* [What is required]: All lines in which the word "this" occurs are to be extracted.

— Start of Information shown —

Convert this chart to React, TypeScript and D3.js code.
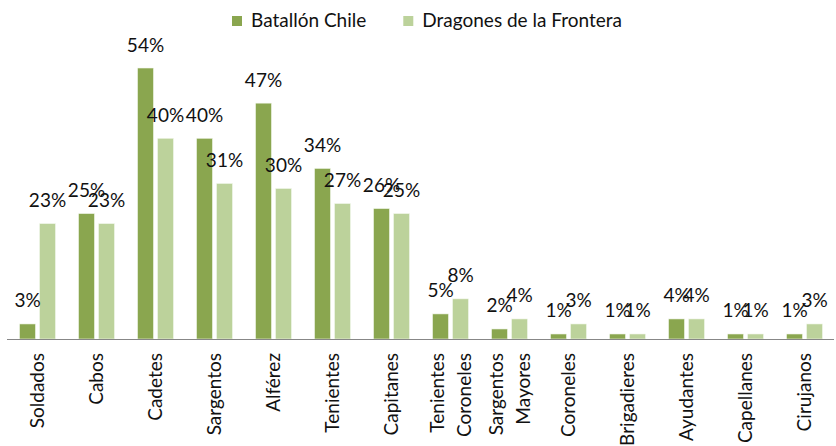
import * as d3 from "d3"
import { useEffect, useRef } from "react"

const categories = [
  ["Soldados"],
  ["Cabos"],
  ["Cadetes"],
  ["Sargentos"],
  ["Alférez"],
  ["Tenientes"],
  ["Capitanes"],
  ["Tenientes", "Coroneles"],
  ["Sargentos", "Mayores"],
  ["Coroneles"],
  ["Brigadieres"],
  ["Ayudantes"],
  ["Capellanes"],
  ["Cirujanos"],
]
const seriesNames = ["Batallón Chile", "Dragones de la Frontera"]
const batallonChile = [3, 25, 54, 40, 47, 34, 26, 5, 2, 1, 1, 4, 1, 1]
const dragones = [23, 23, 40, 31, 30, 27, 25, 8, 4, 3, 1, 4, 1, 3]
const colors = ["#8aa64f", "#bcd29b"]

const FONT = "Lato, 'Open Sans', sans-serif"
const FS = 19

const App = () => {
  const svgRef = useRef<SVGSVGElement | null>(null)

  useEffect(() => {
    if (!svgRef.current) return
    const root = d3.select(svgRef.current)
    root.selectAll("*").remove()

    const keys = categories.map(c => c.join(" "))
    const baseY = 339
    const series = [batallonChile, dragones]

    // Scales
    const x0 = d3.scaleBand<string>().domain(keys).range([8, 834])
    const x1 = d3
      .scaleBand<string>()
      .domain(seriesNames)
      .range([11.5, x0.bandwidth() - 11.5])
      .paddingInner(0.2)
    const y = d3.scaleLinear().domain([0, 54]).range([baseY, 68])

    const svg = root.append("g").style("font-family", FONT)

    // Bars
    series.forEach((vals, si) => {
      svg
        .append("g")
        .selectAll("rect")
        .data(vals)
        .enter()
        .append("rect")
        .attr("x", (_, i) => x0(keys[i])! + x1(seriesNames[si])!)
        .attr("y", d => y(d))
        .attr("width", x1.bandwidth())
        .attr("height", d => baseY - y(d))
        .attr("fill", colors[si])
        .attr("stroke", "#f4f8ee")
        .attr("stroke-width", 0.6)
    })

    // Axis line
    svg
      .append("line")
      .attr("x1", 7)
      .attr("x2", 834)
      .attr("y1", baseY + 0.5)
      .attr("y2", baseY + 0.5)
      .attr("stroke", "#878787")
      .attr("stroke-width", 1)

    // Data labels
    series.forEach((vals, si) => {
      svg
        .append("g")
        .selectAll("text")
        .data(vals)
        .enter()
        .append("text")
        .attr("x", (_, i) => x0(keys[i])! + x1(seriesNames[si])! + x1.bandwidth() / 2)
        .attr("y", d => y(d) - 16.5)
        .attr("text-anchor", "middle")
        .style("font-size", `${FS}px`)
        .attr("fill", "#111")
        .text(d => `${d}%`)
    })

    // Category labels (rotated)
    categories.forEach((lines, i) => {
      const cx = x0(keys[i])! + x0.bandwidth() / 2
      lines.forEach((ln, li) => {
        const off = (li - (lines.length - 1) / 2) * 27
        svg
          .append("text")
          .attr("transform", `translate(${cx + off},${baseY + 14}) rotate(-90)`)
          .attr("text-anchor", "end")
          .attr("dy", "0.35em")
          .style("font-size", `${FS}px`)
          .attr("fill", "#111")
          .text(ln)
      })
    })

    // Legend
    let lx = 232
    seriesNames.forEach((name, si) => {
      svg
        .append("rect")
        .attr("x", lx)
        .attr("y", 16)
        .attr("width", 10)
        .attr("height", 10)
        .attr("fill", colors[si])
      const t = svg
        .append("text")
        .attr("x", lx + 19)
        .attr("y", 27)
        .style("font-size", `${FS}px`)
        .attr("fill", "#111")
        .text(name)
      const w = (t.node() as SVGTextElement).getComputedTextLength()
      lx += 19 + w + 37
    })
  }, [])

  return (
    <svg
      ref={svgRef}
      width={836}
      height={446}
      style={{ position: "absolute", left: 0, top: 0, background: "#fff" }}
    />
  )
}

export default App
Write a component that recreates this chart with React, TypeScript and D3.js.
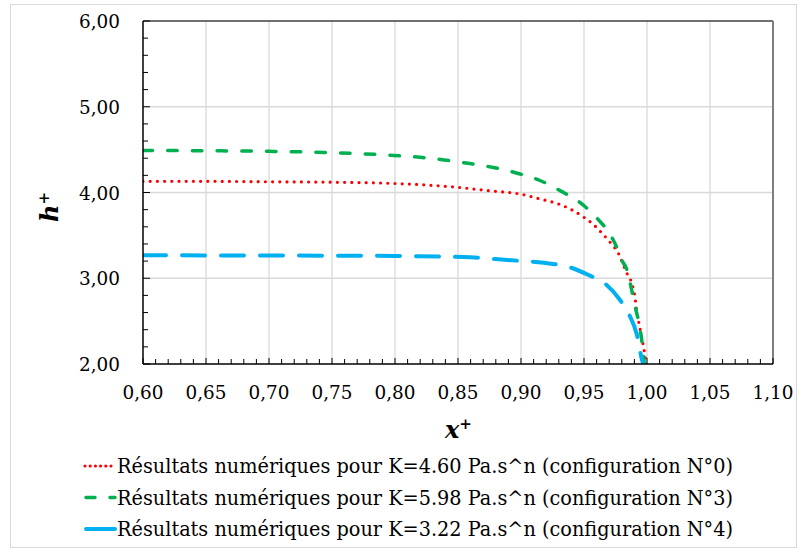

— End of Information shown —

* [Task result]:
Convert this chart to React, TypeScript and D3.js code.
Write a component that recreates this chart with React, TypeScript and D3.js.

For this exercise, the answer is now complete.